Microsoft profit falls 24% over Xbox spending

MICROSOFT Corp, the world’s largest software maker, said fourth-quarter profit fell 24% after the company spent more on its Xbox video-game console.

Microsoft profit falls 24% over Xbox spending

The company announced it was to buy back $40 billion (€31.66bn) in stock.

Net income fell to $2.83bn (€2.24bn), or 28 cents a share, from $3.7bn (€2.92bn), or 34 cents, a year earlier, the Redmond, Washington-based company said.

Excluding legal charges, profit was 31 cents.

Sales rose 16% to $11.8bn (€9.34bn).

Microsoft accelerated investments to get more Xbox consoles to market and catch up to Google Inc in software programs that run over the web.
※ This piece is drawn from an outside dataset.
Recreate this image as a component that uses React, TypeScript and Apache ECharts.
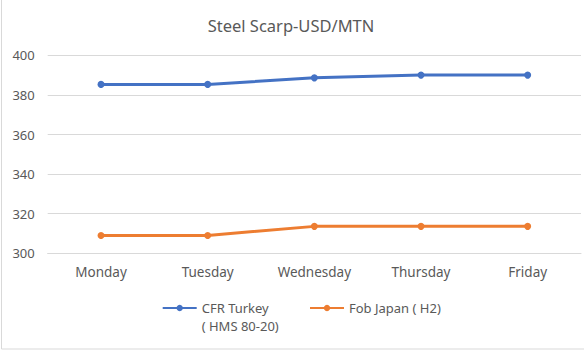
import React, { useEffect, useRef } from "react";
import * as echarts from "echarts";

const categories = ["Monday", "Tuesday", "Wednesday", "Thursday", "Friday"];
const cfrTurkey = [385.3, 385.3, 388.6, 390, 390];
const fobJapan = [309, 309, 313.6, 313.6, 313.6];
const seriesNames = ["CFR Turkey\n( HMS 80-20)", "Fob Japan ( H2)"];
const titleText = "Steel Scarp-USD/MTN";

export default function App() {
  const ref = useRef<HTMLDivElement>(null);
  useEffect(() => {
    if (!ref.current) return;
    const chart = echarts.init(ref.current, null, { renderer: "svg" });
    const font = "Noto Sans";
    const grey = "#595959";
    chart.setOption({
      animation: false,
      backgroundColor: "#ffffff",
      title: {
        text: titleText,
        left: 286,
        textAlign: "center",
        top: 12,
        textStyle: { fontFamily: font, fontSize: 16.5, fontWeight: "normal", color: grey },
      },
      legend: [
        {
          data: [seriesNames[0]],
          left: 156.7,
          top: 276,
          itemWidth: 34,
          itemHeight: 8,
          formatter: (name: string) => "\n" + name,
          textStyle: { fontFamily: font, fontSize: 13, color: grey, lineHeight: 18 },
        },
        {
          data: [seriesNames[1]],
          left: 304,
          top: 294,
          itemWidth: 34,
          itemHeight: 8,
          textStyle: { fontFamily: font, fontSize: 13, color: grey, lineHeight: 18 },
        },
      ],
      grid: { left: 47.7, right: 3, top: 55.3, bottom: 98.7, containLabel: false },
      xAxis: {
        type: "category",
        data: categories,
        boundaryGap: true,
        axisLine: { lineStyle: { color: "#d9d9d9" } },
        axisTick: { show: false },
        axisLabel: { fontFamily: font, fontSize: 13.5, color: grey, margin: 12 },
      },
      yAxis: {
        type: "value",
        min: 300,
        max: 400,
        interval: 20,
        axisLine: { show: false },
        axisTick: { show: false },
        splitLine: { lineStyle: { color: "#d9d9d9" } },
        axisLabel: { fontFamily: font, fontSize: 13, color: grey, margin: 13 },
      },
      series: [
        {
          name: seriesNames[0],
          type: "line",
          data: cfrTurkey,
          symbol: "circle",
          symbolSize: 7,
          lineStyle: { width: 3, color: "#4472C4" },
          itemStyle: { color: "#4472C4" },
        },
        {
          name: seriesNames[1],
          type: "line",
          data: fobJapan,
          symbol: "circle",
          symbolSize: 7,
          lineStyle: { width: 3, color: "#ED7D31" },
          itemStyle: { color: "#ED7D31" },
        },
      ],
      graphic: [
        {
          type: "rect",
          shape: { x: 1.5, y: -5, width: 600, height: 354 },
          style: { fill: "none", stroke: "#d9d9d9", lineWidth: 1 },
          silent: true,
        },
      ],
    });
    return () => chart.dispose();
  }, []);
  return <div ref={ref} style={{ position: "fixed", left: 0, top: 0, width: 584, height: 352 }} />;
}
Chief executive Steve Ballmer’s plans to continue that spending this fiscal year sent the company’s shares down 14% during the quarter.
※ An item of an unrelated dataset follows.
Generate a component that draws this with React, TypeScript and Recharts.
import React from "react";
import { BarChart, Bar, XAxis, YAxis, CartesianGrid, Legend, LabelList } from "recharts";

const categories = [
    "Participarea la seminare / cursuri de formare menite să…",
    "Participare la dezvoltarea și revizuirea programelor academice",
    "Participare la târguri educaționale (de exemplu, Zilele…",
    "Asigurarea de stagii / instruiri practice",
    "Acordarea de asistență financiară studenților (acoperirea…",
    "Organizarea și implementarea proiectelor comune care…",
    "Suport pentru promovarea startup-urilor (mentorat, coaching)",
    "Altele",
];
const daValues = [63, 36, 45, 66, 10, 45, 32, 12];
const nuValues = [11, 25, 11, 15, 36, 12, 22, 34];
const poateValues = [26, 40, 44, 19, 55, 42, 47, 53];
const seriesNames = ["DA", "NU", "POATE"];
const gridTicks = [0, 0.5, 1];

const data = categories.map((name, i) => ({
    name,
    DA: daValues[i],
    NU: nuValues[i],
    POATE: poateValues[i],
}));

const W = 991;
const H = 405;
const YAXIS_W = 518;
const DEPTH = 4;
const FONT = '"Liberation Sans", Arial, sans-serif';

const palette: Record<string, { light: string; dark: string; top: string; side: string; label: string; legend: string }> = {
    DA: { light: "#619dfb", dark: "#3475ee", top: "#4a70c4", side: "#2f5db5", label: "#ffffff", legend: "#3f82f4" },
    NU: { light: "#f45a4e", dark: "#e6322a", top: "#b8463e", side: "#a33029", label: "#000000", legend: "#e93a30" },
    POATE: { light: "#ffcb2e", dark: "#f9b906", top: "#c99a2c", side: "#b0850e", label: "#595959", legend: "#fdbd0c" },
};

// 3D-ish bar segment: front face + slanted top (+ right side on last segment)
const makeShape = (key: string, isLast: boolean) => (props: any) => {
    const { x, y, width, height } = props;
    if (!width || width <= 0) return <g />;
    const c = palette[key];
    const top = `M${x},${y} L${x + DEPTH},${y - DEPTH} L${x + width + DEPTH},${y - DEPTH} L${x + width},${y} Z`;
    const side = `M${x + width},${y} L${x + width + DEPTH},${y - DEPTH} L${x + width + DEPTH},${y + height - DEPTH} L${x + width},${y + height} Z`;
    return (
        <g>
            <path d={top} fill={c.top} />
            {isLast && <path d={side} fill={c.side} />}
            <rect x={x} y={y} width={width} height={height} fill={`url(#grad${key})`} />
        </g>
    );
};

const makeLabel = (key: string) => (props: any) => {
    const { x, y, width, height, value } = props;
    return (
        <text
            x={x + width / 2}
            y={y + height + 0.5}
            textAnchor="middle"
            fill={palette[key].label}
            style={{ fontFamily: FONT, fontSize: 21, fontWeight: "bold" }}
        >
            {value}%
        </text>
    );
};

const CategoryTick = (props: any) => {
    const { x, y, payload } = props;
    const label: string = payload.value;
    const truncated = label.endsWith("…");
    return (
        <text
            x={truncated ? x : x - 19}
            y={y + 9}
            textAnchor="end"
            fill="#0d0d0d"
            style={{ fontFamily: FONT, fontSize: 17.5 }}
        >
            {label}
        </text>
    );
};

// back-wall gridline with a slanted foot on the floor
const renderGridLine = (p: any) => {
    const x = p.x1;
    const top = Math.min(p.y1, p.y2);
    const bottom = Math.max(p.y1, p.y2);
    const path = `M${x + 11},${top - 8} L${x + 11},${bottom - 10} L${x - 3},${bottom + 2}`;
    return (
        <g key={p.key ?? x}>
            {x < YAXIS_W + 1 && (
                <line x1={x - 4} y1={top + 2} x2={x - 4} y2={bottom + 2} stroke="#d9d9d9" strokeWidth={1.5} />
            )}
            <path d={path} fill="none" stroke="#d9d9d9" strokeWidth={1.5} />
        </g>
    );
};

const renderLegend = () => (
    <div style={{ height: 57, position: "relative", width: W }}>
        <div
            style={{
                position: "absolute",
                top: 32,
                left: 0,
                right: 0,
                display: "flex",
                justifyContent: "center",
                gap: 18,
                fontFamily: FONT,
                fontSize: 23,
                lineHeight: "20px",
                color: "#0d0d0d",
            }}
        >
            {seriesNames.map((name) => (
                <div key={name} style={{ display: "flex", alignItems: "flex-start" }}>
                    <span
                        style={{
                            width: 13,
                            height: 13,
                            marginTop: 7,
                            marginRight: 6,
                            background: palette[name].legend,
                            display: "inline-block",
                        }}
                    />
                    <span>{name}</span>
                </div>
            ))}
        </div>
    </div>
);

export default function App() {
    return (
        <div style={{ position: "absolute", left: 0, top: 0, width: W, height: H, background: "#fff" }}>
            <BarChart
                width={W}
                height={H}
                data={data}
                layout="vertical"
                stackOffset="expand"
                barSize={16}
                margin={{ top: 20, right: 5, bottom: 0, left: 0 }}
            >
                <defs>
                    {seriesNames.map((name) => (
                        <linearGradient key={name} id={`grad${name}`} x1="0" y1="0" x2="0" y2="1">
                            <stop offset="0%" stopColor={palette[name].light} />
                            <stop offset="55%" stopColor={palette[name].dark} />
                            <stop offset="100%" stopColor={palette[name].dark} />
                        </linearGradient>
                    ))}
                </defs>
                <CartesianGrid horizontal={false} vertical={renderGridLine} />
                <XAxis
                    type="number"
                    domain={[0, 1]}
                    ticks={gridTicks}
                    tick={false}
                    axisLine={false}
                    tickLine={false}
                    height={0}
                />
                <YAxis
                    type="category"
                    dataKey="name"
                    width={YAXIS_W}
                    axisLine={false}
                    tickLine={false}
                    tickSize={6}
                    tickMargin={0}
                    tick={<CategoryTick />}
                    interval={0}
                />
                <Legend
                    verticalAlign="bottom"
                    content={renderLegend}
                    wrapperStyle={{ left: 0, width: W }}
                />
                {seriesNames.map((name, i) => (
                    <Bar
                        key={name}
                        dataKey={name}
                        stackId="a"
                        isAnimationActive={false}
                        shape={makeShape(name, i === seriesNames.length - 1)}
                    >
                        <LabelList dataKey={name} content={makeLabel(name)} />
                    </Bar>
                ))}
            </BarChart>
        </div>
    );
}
Microsoft shares this quarter had their worst performance since 2002.

Microsoft said profit for the year that began July 1 will be $1.43 to $1.47, up from an April forecast of $1.36 to $1.41. Sales will be $49.7bn-$50.7bn. The company had forecast sales of $49.5bn-$50.5bn. Analysts surveyed by Thomson Financial expect profit of $1.40 on sales of $49.8bn.

Mr Ballmer wants to remake Microsoft around web services tied to the flagship Windows and Office products to compete with Google.

He is also shipping more Xbox machines to take advantage of a delay in Sony’s next PlayStation.

The spending coincides with delays in Office 2007 and the Windows Vista operating system. Revenue from older versions of both products has been growing less than 10% for the past two years as customers hold off purchases.

Microsoft was this month fined 280m by EU antitrust regulators for flouting an order to license Windows information to rivals.

Sales in the quarter were boosted by the increased supply of Xbox consoles and a new version of the SQL database server released last November.